Bruce Wright is associate vice president of OURP. He directs the office and serves as the CEO of the University of Arizona (U of A) Science and Technology Park and Arizona Bioscience Park. He is also president of both the Arizona Center for Innovation (AzCI) and the Campus Research Corporation (CRC).
Molly Gilbert is deputy director of OURP. She leads strategic initiatives there and serves as project manager for the Arizona Bioscience Park.
Our conversation is primarily focused on the Arizona Center for Innovation, the university’s technology business incubator.
Irina: Hi Bruce, I see you are the president of the Arizona Center for Innovation.
Bruce: Yes. It’s a nonprofit incubator located at the Arizona University Science and Technology Park.
Irina: Since you are the president of the incubator, let’s just talk a little bit about your background and how you arrived at this point in your life.
Ho: Sure. I grew up in California, did my undergraduate work at Willamette University in Salem, Oregon. I came down to Tucson, University of Arizona, to do my graduate work.
My education was in political science and political economics. My first job was with the city of Tucson as a management analyst. After that, I went to work for Representative Morris Udall, who was a congressman from this area, and served as his chief of staff for about six years. I did that in Washington, D.C.
I came back to Tucson and started a consulting company, and then was asked by the University of Arizona to take a job as the director of community and public service at the university. I’ve been with the university ever since, almost 25 years, in a variety of capacities, but mostly focused on economic development and technology innovation and commercialization.
Irina: When did you become the president of the Arizona Center for Innovation?
Bruce: I served as one of its founders. We began in 2003. I’ve served in that capacity ever since.

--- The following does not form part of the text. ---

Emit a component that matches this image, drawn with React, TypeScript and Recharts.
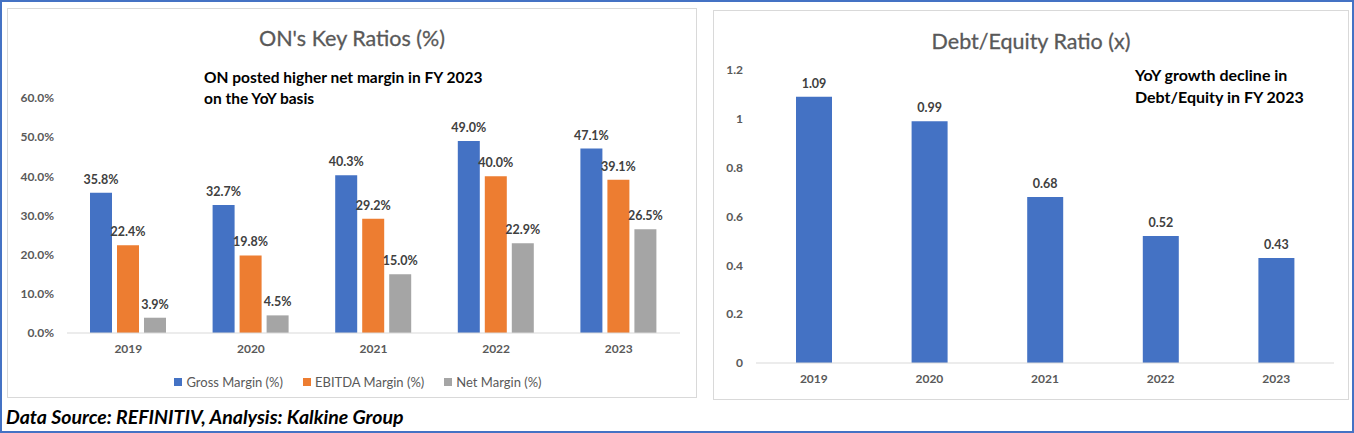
import React from 'react';
import { BarChart, Bar, XAxis, YAxis, LabelList } from 'recharts';

const years = ['2019', '2020', '2021', '2022', '2023'];
const grossMargin = [35.8, 32.7, 40.3, 49.0, 47.1];
const ebitdaMargin = [22.4, 19.8, 29.2, 40.0, 39.1];
const netMargin = [3.9, 4.5, 15.0, 22.9, 26.5];
const ratioTicks = [0, 10, 20, 30, 40, 50, 60];

const debtEquity = [1.09, 0.99, 0.68, 0.52, 0.43];
const debtTicks = [0, 0.2, 0.4, 0.6, 0.8, 1, 1.2];

const FONT = 'Lato, "Open Sans", sans-serif';
const BLUE = '#4472C4';
const ORANGE = '#ED7D31';
const GRAY = '#A5A5A5';

const ratioData = years.map((y, i) => ({
  year: y,
  gross: grossMargin[i],
  ebitda: ebitdaMargin[i],
  net: netMargin[i],
}));

const debtData = years.map((y, i) => ({ year: y, de: debtEquity[i] }));

const tickStyle = { fontSize: 12, fontWeight: 700, fill: '#595959', fontFamily: FONT };
const labelStyle = { fontSize: 12.5, fontWeight: 700, fill: '#404040', fontFamily: FONT };

const pct = (v: number) => `${v.toFixed(1)}%`;

const legendItems = [
  { name: 'Gross Margin (%)', color: BLUE },
  { name: 'EBITDA Margin (%)', color: ORANGE },
  { name: 'Net Margin (%)', color: GRAY },
];

export default function App() {
  return (
    <div
      style={{
        position: 'absolute',
        left: 0,
        top: 0,
        width: 1354,
        height: 433,
        boxSizing: 'border-box',
        border: `2px solid ${BLUE}`,
        background: '#fff',
        fontFamily: FONT,
        overflow: 'hidden',
      }}
    >
      {/* left panel */}
      <div
        style={{
          position: 'absolute',
          left: 5,
          top: 6,
          width: 690,
          height: 390,
          boxSizing: 'border-box',
          border: '1px solid #D9D9D9',
        }}
      >
        <BarChart
          width={688}
          height={388}
          data={ratioData}
          margin={{ top: 89, right: 16, left: 0, bottom: 34 }}
          barCategoryGap={23}
          barGap={5}
        >
          <XAxis
            dataKey="year"
            height={30}
            axisLine={{ stroke: '#D9D9D9' }}
            tickLine={false}
            tickSize={0}
            tickMargin={11}
            tick={tickStyle}
          />
          <YAxis
            width={59}
            domain={[0, 60]}
            ticks={ratioTicks}
            tickFormatter={pct}
            axisLine={false}
            tickLine={false}
            tickSize={0}
            tickMargin={13}
            tick={tickStyle}
          />
          <Bar dataKey="gross" fill={BLUE} isAnimationActive={false}>
            <LabelList dataKey="gross" position="top" offset={9} formatter={pct} style={labelStyle} />
          </Bar>
          <Bar dataKey="ebitda" fill={ORANGE} isAnimationActive={false}>
            <LabelList dataKey="ebitda" position="top" offset={9} formatter={pct} style={labelStyle} />
          </Bar>
          <Bar dataKey="net" fill={GRAY} isAnimationActive={false}>
            <LabelList dataKey="net" position="top" offset={9} formatter={pct} style={labelStyle} />
          </Bar>
        </BarChart>
        <div
          style={{
            position: 'absolute',
            left: 0,
            right: 0,
            top: 16,
            textAlign: 'center',
            fontSize: 21.5,
            color: '#595959',
            WebkitTextStroke: '0.3px #595959',
          }}
        >
          ON's Key Ratios (%)
        </div>
        <div
          style={{
            position: 'absolute',
            left: 196,
            top: 58,
            fontSize: 15.5,
            fontWeight: 700,
            lineHeight: '21px',
            color: '#000',
          }}
        >
          ON posted higher net margin in FY 2023
          <br />
          on the YoY basis
        </div>
        <div
          style={{
            position: 'absolute',
            left: 0,
            top: 365,
            width: 700,
            display: 'flex',
            justifyContent: 'center',
            gap: 20,
            fontSize: 13,
            color: '#595959',
          }}
        >
          {legendItems.map((it) => (
            <span key={it.name} style={{ display: 'flex', alignItems: 'center', gap: 4 }}>
              <span style={{ width: 8, height: 8, background: it.color, display: 'inline-block' }} />
              {it.name}
            </span>
          ))}
        </div>
      </div>

      {/* right panel */}
      <div
        style={{
          position: 'absolute',
          left: 711,
          top: 8,
          width: 636,
          height: 390,
          boxSizing: 'border-box',
          border: '1px solid #D9D9D9',
        }}
      >
        <BarChart
          width={634}
          height={388}
          data={debtData}
          margin={{ top: 59, right: 14, left: 0, bottom: 6 }}
          barSize={36}
        >
          <XAxis
            dataKey="year"
            height={30}
            axisLine={{ stroke: '#D9D9D9' }}
            tickLine={false}
            tickSize={0}
            tickMargin={11}
            tick={tickStyle}
          />
          <YAxis
            width={42}
            domain={[0, 1.2]}
            ticks={debtTicks}
            axisLine={false}
            tickLine={false}
            tickSize={0}
            tickMargin={13}
            tick={tickStyle}
          />
          <Bar dataKey="de" fill={BLUE} isAnimationActive={false}>
            <LabelList
              dataKey="de"
              position="top"
              offset={9}
              formatter={(v: number) => v.toFixed(2)}
              style={labelStyle}
            />
          </Bar>
        </BarChart>
        <div
          style={{
            position: 'absolute',
            left: 0,
            right: 0,
            top: 17,
            textAlign: 'center',
            fontSize: 21.5,
            color: '#595959',
            WebkitTextStroke: '0.3px #595959',
          }}
        >
          Debt/Equity Ratio (x)
        </div>
        <div
          style={{
            position: 'absolute',
            left: 421,
            top: 53,
            fontSize: 16,
            fontWeight: 700,
            lineHeight: '22px',
            color: '#000',
          }}
        >
          YoY growth decline in
          <br />
          Debt/Equity in FY 2023
        </div>
      </div>

      <div
        style={{
          position: 'absolute',
          left: 4,
          top: 403,
          fontSize: 19.5,
          fontWeight: 700,
          fontStyle: 'italic',
          color: '#000',
          whiteSpace: 'nowrap',
        }}
      >
        Data Source: REFINITIV, Analysis: Kalkine Group
      </div>
    </div>
  );
}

I serve as the CEO of the incubator.
Irina: Where is the incubator located?
Bruce: It’s located at the University of Arizona Science and Technology Park. The park, which is very large, is located in the southeastern part of Tucson.
Irina: And you said it’s a nonprofit organization, right?

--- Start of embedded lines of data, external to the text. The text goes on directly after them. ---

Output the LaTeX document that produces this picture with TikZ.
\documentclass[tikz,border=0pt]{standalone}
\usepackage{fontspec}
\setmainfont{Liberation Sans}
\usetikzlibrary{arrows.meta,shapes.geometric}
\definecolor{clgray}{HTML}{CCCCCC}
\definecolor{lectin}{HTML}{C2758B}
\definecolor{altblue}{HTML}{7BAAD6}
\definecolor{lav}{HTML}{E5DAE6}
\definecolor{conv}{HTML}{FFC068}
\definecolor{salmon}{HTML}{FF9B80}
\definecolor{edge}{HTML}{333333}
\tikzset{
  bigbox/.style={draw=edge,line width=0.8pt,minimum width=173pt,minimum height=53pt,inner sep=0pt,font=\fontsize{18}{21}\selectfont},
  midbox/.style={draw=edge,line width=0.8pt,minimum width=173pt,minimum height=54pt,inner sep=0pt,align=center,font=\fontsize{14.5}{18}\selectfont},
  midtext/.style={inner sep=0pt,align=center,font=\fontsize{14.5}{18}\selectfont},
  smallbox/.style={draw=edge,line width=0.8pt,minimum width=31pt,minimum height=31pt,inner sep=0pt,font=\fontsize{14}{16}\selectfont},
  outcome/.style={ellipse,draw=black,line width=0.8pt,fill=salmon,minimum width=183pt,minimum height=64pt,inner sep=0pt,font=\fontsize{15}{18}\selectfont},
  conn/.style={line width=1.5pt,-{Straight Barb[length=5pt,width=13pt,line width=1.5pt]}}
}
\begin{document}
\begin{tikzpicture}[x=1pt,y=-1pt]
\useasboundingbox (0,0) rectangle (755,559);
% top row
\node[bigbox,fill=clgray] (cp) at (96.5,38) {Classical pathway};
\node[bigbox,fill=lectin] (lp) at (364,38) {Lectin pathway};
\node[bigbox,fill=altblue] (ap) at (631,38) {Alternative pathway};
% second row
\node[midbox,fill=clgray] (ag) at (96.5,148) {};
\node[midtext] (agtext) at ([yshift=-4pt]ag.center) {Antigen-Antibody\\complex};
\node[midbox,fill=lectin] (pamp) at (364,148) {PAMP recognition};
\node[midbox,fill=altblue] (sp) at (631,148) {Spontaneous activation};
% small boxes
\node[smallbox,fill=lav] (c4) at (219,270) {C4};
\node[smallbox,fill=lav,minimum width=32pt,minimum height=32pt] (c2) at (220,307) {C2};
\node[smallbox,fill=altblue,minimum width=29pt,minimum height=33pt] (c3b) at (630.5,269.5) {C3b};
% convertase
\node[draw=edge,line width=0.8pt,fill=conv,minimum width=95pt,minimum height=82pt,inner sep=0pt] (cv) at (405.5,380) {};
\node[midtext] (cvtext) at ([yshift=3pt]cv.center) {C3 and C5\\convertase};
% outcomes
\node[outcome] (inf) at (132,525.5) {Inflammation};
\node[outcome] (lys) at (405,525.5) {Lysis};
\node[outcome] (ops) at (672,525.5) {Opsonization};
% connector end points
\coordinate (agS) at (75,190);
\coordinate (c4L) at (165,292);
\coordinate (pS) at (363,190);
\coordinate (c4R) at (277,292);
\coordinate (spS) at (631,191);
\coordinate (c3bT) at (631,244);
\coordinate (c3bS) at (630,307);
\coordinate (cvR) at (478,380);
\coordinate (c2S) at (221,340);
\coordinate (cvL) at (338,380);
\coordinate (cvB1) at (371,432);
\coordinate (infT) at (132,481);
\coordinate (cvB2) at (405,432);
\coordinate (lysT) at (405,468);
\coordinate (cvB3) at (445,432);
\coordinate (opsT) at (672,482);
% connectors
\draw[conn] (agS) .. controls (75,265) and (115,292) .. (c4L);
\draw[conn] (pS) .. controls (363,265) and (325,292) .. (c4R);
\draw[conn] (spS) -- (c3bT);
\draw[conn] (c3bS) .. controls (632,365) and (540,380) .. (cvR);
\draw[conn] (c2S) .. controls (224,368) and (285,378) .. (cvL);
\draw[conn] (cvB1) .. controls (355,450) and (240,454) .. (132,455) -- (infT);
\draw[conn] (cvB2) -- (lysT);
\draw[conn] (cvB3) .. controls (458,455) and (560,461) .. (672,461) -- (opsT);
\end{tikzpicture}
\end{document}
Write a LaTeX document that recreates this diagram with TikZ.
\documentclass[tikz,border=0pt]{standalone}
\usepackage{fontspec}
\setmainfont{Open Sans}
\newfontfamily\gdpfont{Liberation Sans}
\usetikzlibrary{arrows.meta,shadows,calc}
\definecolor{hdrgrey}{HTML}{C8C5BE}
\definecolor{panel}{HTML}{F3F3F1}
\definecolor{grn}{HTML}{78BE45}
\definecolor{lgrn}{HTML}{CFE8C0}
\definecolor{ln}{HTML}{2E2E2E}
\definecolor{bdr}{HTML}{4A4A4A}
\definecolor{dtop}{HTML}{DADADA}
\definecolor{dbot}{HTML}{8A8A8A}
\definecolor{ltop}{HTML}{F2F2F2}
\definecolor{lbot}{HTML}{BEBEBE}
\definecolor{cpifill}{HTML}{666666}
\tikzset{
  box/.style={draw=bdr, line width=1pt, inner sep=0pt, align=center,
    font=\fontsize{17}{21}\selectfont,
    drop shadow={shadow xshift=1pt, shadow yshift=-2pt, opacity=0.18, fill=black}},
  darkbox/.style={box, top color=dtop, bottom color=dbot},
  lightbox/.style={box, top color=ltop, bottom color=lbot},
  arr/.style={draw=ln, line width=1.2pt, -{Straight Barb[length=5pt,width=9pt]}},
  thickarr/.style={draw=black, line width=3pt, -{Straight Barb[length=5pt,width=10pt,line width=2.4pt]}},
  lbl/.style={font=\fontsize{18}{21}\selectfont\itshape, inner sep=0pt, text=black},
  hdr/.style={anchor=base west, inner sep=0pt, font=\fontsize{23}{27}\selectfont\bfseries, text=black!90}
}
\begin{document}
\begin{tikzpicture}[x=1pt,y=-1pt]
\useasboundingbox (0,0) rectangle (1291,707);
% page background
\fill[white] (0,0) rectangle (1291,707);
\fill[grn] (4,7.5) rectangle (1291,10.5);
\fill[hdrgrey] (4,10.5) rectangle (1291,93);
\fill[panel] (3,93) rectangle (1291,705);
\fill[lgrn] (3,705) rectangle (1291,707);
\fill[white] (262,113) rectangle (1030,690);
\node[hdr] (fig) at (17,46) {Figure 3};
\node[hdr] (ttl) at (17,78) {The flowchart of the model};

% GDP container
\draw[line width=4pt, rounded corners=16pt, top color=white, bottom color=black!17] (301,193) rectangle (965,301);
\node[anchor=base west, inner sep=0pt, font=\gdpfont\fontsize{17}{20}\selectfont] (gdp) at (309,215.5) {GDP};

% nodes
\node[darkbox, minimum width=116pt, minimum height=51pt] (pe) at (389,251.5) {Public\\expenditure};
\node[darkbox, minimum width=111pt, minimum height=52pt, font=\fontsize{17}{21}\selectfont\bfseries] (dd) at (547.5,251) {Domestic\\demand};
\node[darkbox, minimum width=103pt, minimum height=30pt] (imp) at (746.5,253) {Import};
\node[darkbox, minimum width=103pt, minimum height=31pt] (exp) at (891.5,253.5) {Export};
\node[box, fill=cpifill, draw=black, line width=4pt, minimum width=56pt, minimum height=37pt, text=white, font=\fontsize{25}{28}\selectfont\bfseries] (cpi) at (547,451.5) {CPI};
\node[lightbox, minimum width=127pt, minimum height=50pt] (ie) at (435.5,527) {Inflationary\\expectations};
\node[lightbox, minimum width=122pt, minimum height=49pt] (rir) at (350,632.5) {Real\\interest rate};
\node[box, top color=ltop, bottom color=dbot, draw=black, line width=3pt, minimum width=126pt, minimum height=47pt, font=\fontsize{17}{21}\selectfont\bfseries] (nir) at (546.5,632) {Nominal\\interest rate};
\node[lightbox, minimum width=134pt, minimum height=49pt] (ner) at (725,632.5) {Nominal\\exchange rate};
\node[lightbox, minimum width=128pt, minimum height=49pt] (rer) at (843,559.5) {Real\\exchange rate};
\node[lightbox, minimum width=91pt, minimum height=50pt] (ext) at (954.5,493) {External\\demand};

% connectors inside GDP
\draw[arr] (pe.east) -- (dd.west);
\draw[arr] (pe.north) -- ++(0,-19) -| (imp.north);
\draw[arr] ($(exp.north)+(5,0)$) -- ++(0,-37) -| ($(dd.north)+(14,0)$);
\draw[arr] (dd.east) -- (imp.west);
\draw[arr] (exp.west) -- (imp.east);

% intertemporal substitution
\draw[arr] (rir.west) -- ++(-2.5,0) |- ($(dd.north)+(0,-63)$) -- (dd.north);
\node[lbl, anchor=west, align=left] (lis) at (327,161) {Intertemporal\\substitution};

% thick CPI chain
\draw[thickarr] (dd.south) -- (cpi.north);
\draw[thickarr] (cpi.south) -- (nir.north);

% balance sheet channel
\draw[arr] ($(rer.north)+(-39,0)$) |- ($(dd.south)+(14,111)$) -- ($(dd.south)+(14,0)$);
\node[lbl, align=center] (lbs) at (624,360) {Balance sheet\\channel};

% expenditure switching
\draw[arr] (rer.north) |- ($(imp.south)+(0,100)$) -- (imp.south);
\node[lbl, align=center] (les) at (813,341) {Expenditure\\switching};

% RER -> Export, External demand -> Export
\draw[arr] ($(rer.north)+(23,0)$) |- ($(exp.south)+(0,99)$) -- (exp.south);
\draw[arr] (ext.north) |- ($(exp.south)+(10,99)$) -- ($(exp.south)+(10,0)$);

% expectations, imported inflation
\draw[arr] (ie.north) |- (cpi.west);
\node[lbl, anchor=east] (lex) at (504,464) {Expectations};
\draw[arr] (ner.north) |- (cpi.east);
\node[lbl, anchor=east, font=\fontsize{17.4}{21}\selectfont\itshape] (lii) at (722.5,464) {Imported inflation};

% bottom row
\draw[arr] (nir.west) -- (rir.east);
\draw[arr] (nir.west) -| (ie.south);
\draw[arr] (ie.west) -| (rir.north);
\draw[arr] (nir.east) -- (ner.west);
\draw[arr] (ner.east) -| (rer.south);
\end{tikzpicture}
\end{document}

Bruce: Yes it is. The park is owned by the University of Arizona, but it’s operated by a nonprofit 501(c)3 corporation.
Irina: Does this incubator have any particular industry preference?

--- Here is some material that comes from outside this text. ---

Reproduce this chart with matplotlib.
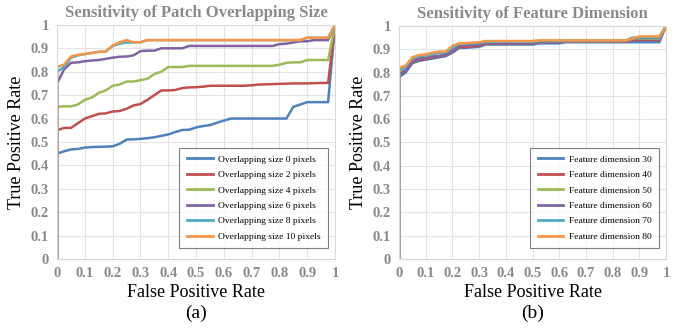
import matplotlib

matplotlib.use("Agg")
import matplotlib.pyplot as plt

# false positive rate samples (first point is the (0, 0) start of each curve)
fpr = [0.0, 0.0, 0.025, 0.05, 0.075, 0.1, 0.125, 0.15, 0.175, 0.2, 0.225,
       0.25, 0.275, 0.3, 0.325, 0.35, 0.375, 0.4, 0.425, 0.45, 0.475,
       0.5, 0.525, 0.55, 0.575, 0.6, 0.625, 0.65, 0.675, 0.7, 0.725,
       0.75, 0.775, 0.8, 0.825, 0.85, 0.875, 0.9, 0.925, 0.95, 0.975, 1.0]

# (a) patch overlapping size
overlap_labels = ["Overlapping size 0 pixels", "Overlapping size 2 pixels",
                  "Overlapping size 4 pixels", "Overlapping size 6 pixels",
                  "Overlapping size 8 pixels", "Overlapping size 10 pixels"]
ov0 = [0, 0.45, 0.46, 0.468, 0.47, 0.476, 0.478, 0.479, 0.48, 0.481, 0.492,
       0.51, 0.511, 0.513, 0.516, 0.52, 0.526, 0.532, 0.542, 0.551, 0.552,
       0.562, 0.568, 0.572, 0.582, 0.591, 0.6, 0.6, 0.6, 0.6, 0.6,
       0.6, 0.6, 0.6, 0.6, 0.65, 0.66, 0.67, 0.67, 0.67, 0.67, 1.0]
ov2 = [0, 0.55, 0.56, 0.56, 0.58, 0.6, 0.61, 0.62, 0.622, 0.63, 0.632,
       0.642, 0.656, 0.662, 0.68, 0.7, 0.72, 0.72, 0.722, 0.73, 0.733,
       0.734, 0.736, 0.74, 0.74, 0.74, 0.74, 0.74, 0.74, 0.742, 0.745,
       0.746, 0.747, 0.748, 0.749, 0.75, 0.75, 0.75, 0.751, 0.752, 0.752, 1.0]
ov4 = [0, 0.65, 0.652, 0.652, 0.66, 0.68, 0.69, 0.71, 0.72, 0.74, 0.745,
       0.758, 0.758, 0.764, 0.77, 0.79, 0.8, 0.82, 0.82, 0.82, 0.825,
       0.825, 0.825, 0.825, 0.825, 0.825, 0.825, 0.825, 0.825, 0.825, 0.825,
       0.825, 0.825, 0.83, 0.838, 0.84, 0.84, 0.85, 0.85, 0.85, 0.85, 1.0]
ov6 = [0, 0.75, 0.81, 0.838, 0.84, 0.845, 0.848, 0.85, 0.855, 0.86, 0.864,
       0.865, 0.87, 0.888, 0.89, 0.89, 0.9, 0.9, 0.9, 0.9, 0.91,
       0.91, 0.91, 0.91, 0.91, 0.91, 0.91, 0.91, 0.91, 0.91, 0.91,
       0.91, 0.91, 0.918, 0.92, 0.925, 0.93, 0.93, 0.935, 0.935, 0.935, 1.0]
ov8 = [0, 0.8, 0.82, 0.86, 0.87, 0.875, 0.88, 0.885, 0.886, 0.91, 0.92,
       0.925, 0.925, 0.926, 0.935, 0.935, 0.935, 0.935, 0.935, 0.935, 0.935,
       0.935, 0.935, 0.935, 0.935, 0.935, 0.935, 0.935, 0.935, 0.935, 0.935,
       0.935, 0.935, 0.935, 0.935, 0.935, 0.935, 0.945, 0.945, 0.945, 0.945, 1.0]
ov10 = [0, 0.82, 0.83, 0.865, 0.872, 0.876, 0.88, 0.885, 0.886, 0.912, 0.926,
        0.935, 0.926, 0.926, 0.935, 0.935, 0.935, 0.935, 0.935, 0.935, 0.935,
        0.935, 0.935, 0.935, 0.935, 0.935, 0.935, 0.935, 0.935, 0.935, 0.935,
        0.935, 0.935, 0.935, 0.935, 0.935, 0.935, 0.945, 0.945, 0.945, 0.945, 1.0]

# (b) feature dimension
feat_labels = ["Feature dimension 30", "Feature dimension 40", "Feature dimension 50",
               "Feature dimension 60", "Feature dimension 70", "Feature dimension 80"]
fd30 = [0, 0.78, 0.8, 0.84, 0.85, 0.855, 0.86, 0.865, 0.87, 0.885, 0.905,
        0.906, 0.908, 0.91, 0.92, 0.92, 0.92, 0.92, 0.92, 0.92, 0.92,
        0.92, 0.925, 0.925, 0.925, 0.925, 0.93, 0.93, 0.93, 0.93, 0.93,
        0.93, 0.93, 0.93, 0.93, 0.93, 0.93, 0.93, 0.93, 0.93, 0.93, 1.0]
fd40 = [0, 0.79, 0.81, 0.845, 0.855, 0.858, 0.865, 0.87, 0.875, 0.89, 0.91,
        0.91, 0.912, 0.915, 0.925, 0.925, 0.925, 0.925, 0.925, 0.925, 0.925,
        0.925, 0.93, 0.93, 0.93, 0.93, 0.932, 0.932, 0.932, 0.932, 0.932,
        0.932, 0.932, 0.932, 0.932, 0.932, 0.94, 0.94, 0.94, 0.94, 0.94, 1.0]
fd50 = [0, 0.8, 0.82, 0.855, 0.865, 0.87, 0.878, 0.885, 0.885, 0.9, 0.92,
        0.92, 0.922, 0.925, 0.93, 0.93, 0.93, 0.93, 0.93, 0.93, 0.93,
        0.93, 0.932, 0.932, 0.932, 0.932, 0.935, 0.935, 0.935, 0.935, 0.935,
        0.935, 0.935, 0.935, 0.935, 0.935, 0.945, 0.945, 0.945, 0.945, 0.945, 1.0]
fd60 = [0, 0.79, 0.81, 0.85, 0.86, 0.862, 0.868, 0.872, 0.878, 0.892, 0.915,
        0.916, 0.918, 0.92, 0.928, 0.928, 0.928, 0.928, 0.928, 0.928, 0.928,
        0.928, 0.932, 0.932, 0.932, 0.932, 0.935, 0.935, 0.935, 0.935, 0.935,
        0.935, 0.935, 0.935, 0.935, 0.935, 0.945, 0.948, 0.948, 0.948, 0.948, 1.0]
fd70 = [0, 0.81, 0.825, 0.86, 0.87, 0.875, 0.88, 0.885, 0.886, 0.905, 0.922,
        0.923, 0.925, 0.927, 0.932, 0.932, 0.932, 0.932, 0.932, 0.932, 0.932,
        0.932, 0.935, 0.935, 0.935, 0.935, 0.937, 0.937, 0.937, 0.937, 0.937,
        0.937, 0.937, 0.937, 0.937, 0.937, 0.95, 0.95, 0.95, 0.95, 0.95, 1.0]
fd80 = [0, 0.82, 0.83, 0.865, 0.875, 0.878, 0.885, 0.89, 0.89, 0.915, 0.925,
        0.926, 0.928, 0.93, 0.935, 0.935, 0.935, 0.935, 0.935, 0.935, 0.935,
        0.935, 0.938, 0.938, 0.938, 0.938, 0.938, 0.938, 0.938, 0.938, 0.938,
        0.938, 0.938, 0.938, 0.938, 0.938, 0.945, 0.955, 0.955, 0.955, 0.955, 1.0]

ticks = [0, 0.1, 0.2, 0.3, 0.4, 0.5, 0.6, 0.7, 0.8, 0.9, 1]
tick_labels = ["0", "0.1", "0.2", "0.3", "0.4", "0.5", "0.6", "0.7", "0.8", "0.9", "1"]

colors = ["#4F81BD", "#C0504D", "#9BBB59", "#8064A2", "#4BACC6", "#F79646"]
SERIF = ["Liberation Serif", "DejaVu Serif"]
GRAY = "#8a8a8a"

plt.rcParams["font.family"] = SERIF


def draw_panel(ax, series, labels, title, tag):
    for values, label, color in zip(series, labels, colors):
        ax.plot(fpr, values, color=color, lw=1.8, label=label, solid_joinstyle="round")
    ax.set_xlim(0, 1)
    ax.set_ylim(0, 1)
    ax.set_xticks(ticks)
    ax.set_yticks(ticks)
    ax.set_xticklabels(tick_labels)
    ax.set_yticklabels(tick_labels)
    ax.tick_params(length=0, labelsize=10.5, labelcolor=GRAY, pad=6)
    for lab in ax.get_xticklabels() + ax.get_yticklabels():
        lab.set_fontweight("bold")
    ax.grid(True, color="#e3e3e3", lw=0.8)
    ax.set_axisbelow(True)
    for sp in ax.spines.values():
        sp.set_color("#d9d9d9")
        sp.set_linewidth(0.8)
    ax.set_title(title, fontsize=12, fontweight="bold", color=GRAY, pad=6)
    ax.set_xlabel("False Positive Rate", fontsize=13, labelpad=3)
    ax.set_ylabel("True Positive Rate", fontsize=13, labelpad=4)
    leg = ax.legend(loc="lower right", fontsize=6.8, frameon=True, fancybox=False,
                    handlelength=2.7, handletextpad=0.6, borderpad=0.8,
                    labelspacing=0.72, bbox_to_anchor=(0.993, 0.025))
    leg.get_frame().set_edgecolor("#606060")
    leg.get_frame().set_linewidth(0.8)
    for line in leg.get_lines():
        line.set_linewidth(2.0)
    pos = ax.get_position()
    ax.figure.text((pos.x0 + pos.x1) / 2, 0.03, tag, ha="center", va="bottom", fontsize=14)


fig = plt.figure(figsize=(6.88, 3.32), dpi=100)
ax1 = fig.add_axes([0.083, 0.22, 0.404, 0.705])
ax2 = fig.add_axes([0.58, 0.22, 0.388, 0.702])

draw_panel(ax1, [ov0, ov2, ov4, ov6, ov8, ov10], overlap_labels,
           "Sensitivity of Patch Overlapping Size", "(a)")
draw_panel(ax2, [fd30, fd40, fd50, fd60, fd70, fd80], feat_labels,
           "Sensitivity of Feature Dimension", "(b)")

fig.savefig("out.png", dpi=100)
plt.close(fig)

Bruce: We focus on technology companies. We’re particularly focused on four areas: life and biosciences is one area, optics and photonics, defense and border security, and renewable energy with a special focus on solar energy.
Irina: How about software companies?
Bruce: We have had companies that have come into the incubator with software. It’s not our primary focus, but we certainly are willing to bring software and IT startups into the incubator. We have company right now called HealthFlash Card, which is a software company.
Irina: What do they do?
Molly: What they’ve developed is a program that allows you to put all of your medical records onto a USB drive. So, as you go and visit the doctor, you go to the hospital, you have all of your medical records with you, in person. You can have them updated at the time.
Irina: At what stage of their development would you suggest companies get involved with your incubator?
Bruce: We have a philosophy of trying to capture the company when it’s just in the mind of the inventor. We try to reach out and work with our university faculty and students with entrepreneurs and inventors here in the region. The earlier that we can make contact with them and start our discussions and offer our assistance, the better.
The way our program works is we have a multi-phase program. The first is called Startup, where we start talking to the inventors or the founders and provide them with a series of workshops, training sessions, and discussions to determine whether it makes sense for them to take their companies forward.
The next step is called Mentored Launch, where we then pair them up with experienced entrepreneurs or mentors who can help them start to put their business plans together.
The third phase is called Commercial Reality where we actually bring them into the incubator physically, in residence, and work with them in developing their companiestheir products and securing investments or investors.